*EXERCISE REQUIREMENTS:*
Pictures excluded, return the lines below from the first through the line holding "fig = go.Figure()".

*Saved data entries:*
- - -
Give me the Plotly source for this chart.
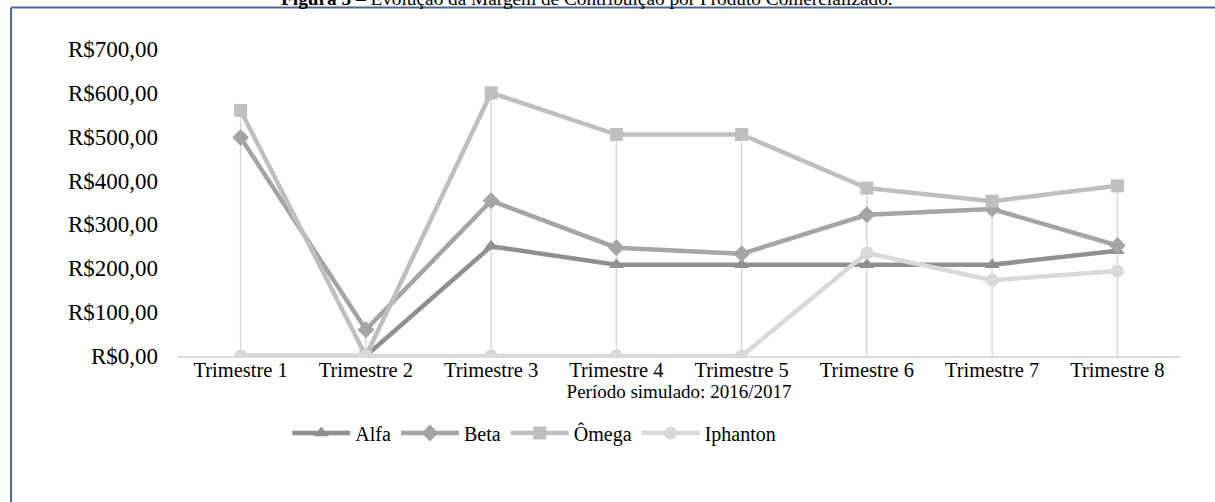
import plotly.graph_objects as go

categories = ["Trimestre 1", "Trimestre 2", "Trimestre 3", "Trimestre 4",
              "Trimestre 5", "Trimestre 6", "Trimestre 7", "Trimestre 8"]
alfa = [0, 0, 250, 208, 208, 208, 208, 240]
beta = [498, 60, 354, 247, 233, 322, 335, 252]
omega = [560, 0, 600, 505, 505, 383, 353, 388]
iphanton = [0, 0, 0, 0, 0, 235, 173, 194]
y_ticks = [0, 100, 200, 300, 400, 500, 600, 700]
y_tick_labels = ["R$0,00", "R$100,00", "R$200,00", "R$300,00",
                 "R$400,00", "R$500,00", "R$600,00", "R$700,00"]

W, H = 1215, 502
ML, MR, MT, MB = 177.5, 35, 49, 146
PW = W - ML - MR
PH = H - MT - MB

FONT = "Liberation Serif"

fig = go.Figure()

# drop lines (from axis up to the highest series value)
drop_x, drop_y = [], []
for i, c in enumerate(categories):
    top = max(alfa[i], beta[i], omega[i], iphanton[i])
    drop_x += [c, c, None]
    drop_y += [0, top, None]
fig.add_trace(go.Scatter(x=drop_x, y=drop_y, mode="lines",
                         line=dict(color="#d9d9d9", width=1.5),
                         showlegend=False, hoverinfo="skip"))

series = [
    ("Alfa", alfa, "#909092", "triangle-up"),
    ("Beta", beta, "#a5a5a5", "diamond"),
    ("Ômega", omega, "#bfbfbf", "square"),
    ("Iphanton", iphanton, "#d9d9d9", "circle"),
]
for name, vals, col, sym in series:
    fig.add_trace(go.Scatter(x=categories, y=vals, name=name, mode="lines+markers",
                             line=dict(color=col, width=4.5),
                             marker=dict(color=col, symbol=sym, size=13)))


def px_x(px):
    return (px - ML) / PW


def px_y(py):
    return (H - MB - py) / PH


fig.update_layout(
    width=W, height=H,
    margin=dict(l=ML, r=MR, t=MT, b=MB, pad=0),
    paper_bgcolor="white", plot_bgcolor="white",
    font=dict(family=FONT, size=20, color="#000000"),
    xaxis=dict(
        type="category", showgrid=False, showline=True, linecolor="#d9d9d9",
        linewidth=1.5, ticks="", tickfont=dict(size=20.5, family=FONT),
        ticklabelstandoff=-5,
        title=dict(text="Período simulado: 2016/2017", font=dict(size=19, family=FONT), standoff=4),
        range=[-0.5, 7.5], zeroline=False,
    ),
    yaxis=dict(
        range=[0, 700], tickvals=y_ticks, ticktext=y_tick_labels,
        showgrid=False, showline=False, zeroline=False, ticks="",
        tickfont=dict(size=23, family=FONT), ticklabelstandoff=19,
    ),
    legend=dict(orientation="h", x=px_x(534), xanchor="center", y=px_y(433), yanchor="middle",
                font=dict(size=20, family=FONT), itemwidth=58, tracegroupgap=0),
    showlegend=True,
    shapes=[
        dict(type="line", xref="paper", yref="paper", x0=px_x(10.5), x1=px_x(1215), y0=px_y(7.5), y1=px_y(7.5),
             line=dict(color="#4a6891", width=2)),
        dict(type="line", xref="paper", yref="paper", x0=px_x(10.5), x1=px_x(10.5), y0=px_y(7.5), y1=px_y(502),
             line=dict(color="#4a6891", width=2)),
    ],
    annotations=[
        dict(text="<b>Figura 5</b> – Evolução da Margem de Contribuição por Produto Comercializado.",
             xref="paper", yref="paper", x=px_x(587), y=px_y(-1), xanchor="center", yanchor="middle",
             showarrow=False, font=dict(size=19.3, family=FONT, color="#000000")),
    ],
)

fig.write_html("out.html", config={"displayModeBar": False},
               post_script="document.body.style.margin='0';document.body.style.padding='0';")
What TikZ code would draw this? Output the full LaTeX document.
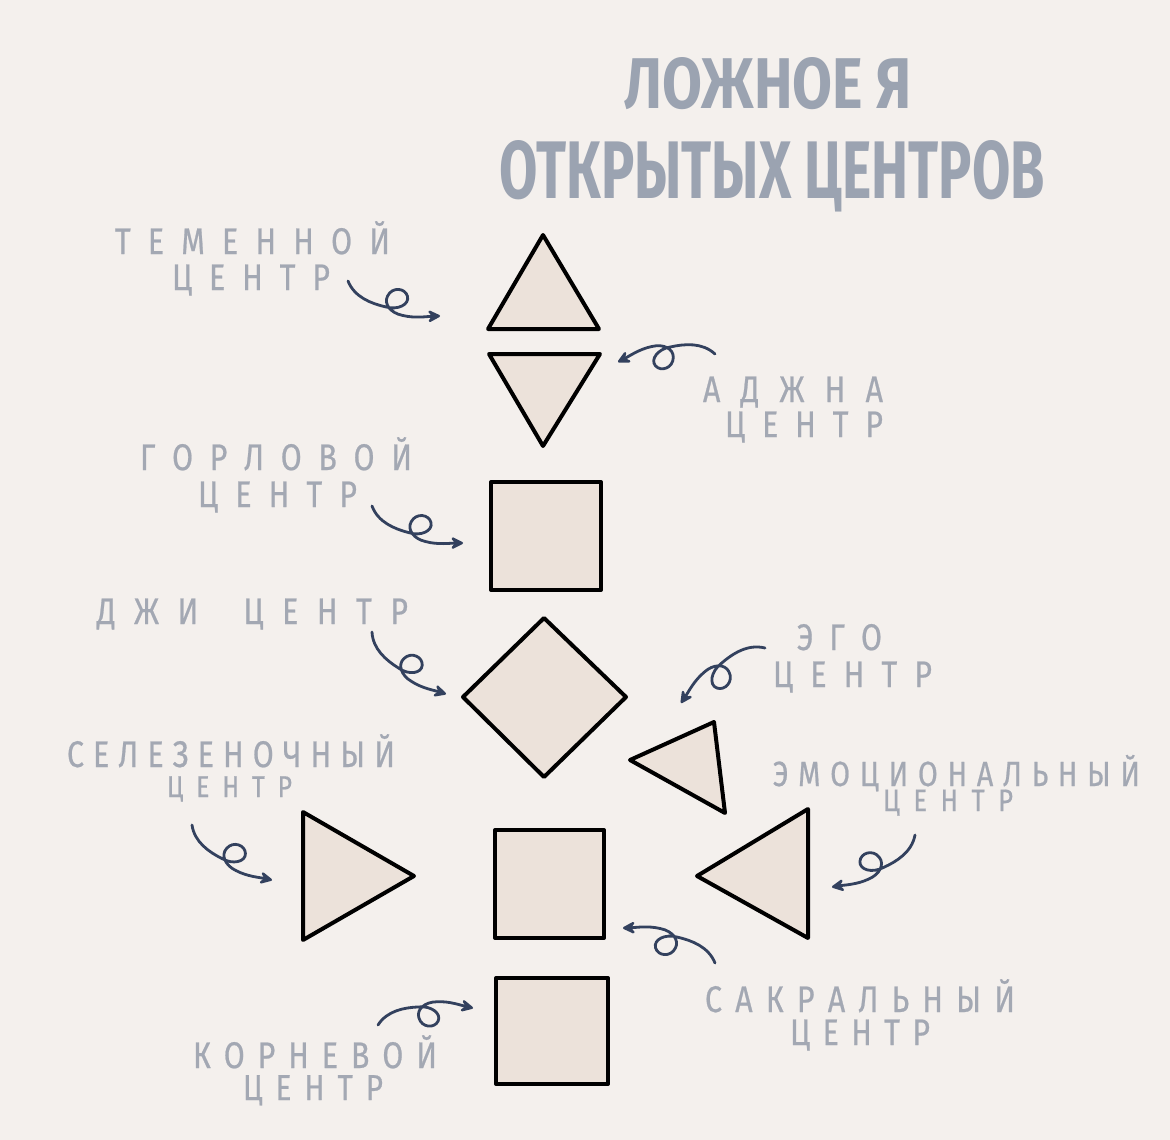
- - -
*OUTPUT FOR THIS TASK:*
Give me the Plotly source for this chart.
import plotly.graph_objects as go

categories = ["Trimestre 1", "Trimestre 2", "Trimestre 3", "Trimestre 4",
              "Trimestre 5", "Trimestre 6", "Trimestre 7", "Trimestre 8"]
alfa = [0, 0, 250, 208, 208, 208, 208, 240]
beta = [498, 60, 354, 247, 233, 322, 335, 252]
omega = [560, 0, 600, 505, 505, 383, 353, 388]
iphanton = [0, 0, 0, 0, 0, 235, 173, 194]
y_ticks = [0, 100, 200, 300, 400, 500, 600, 700]
y_tick_labels = ["R$0,00", "R$100,00", "R$200,00", "R$300,00",
                 "R$400,00", "R$500,00", "R$600,00", "R$700,00"]

W, H = 1215, 502
ML, MR, MT, MB = 177.5, 35, 49, 146
PW = W - ML - MR
PH = H - MT - MB

FONT = "Liberation Serif"

fig = go.Figure()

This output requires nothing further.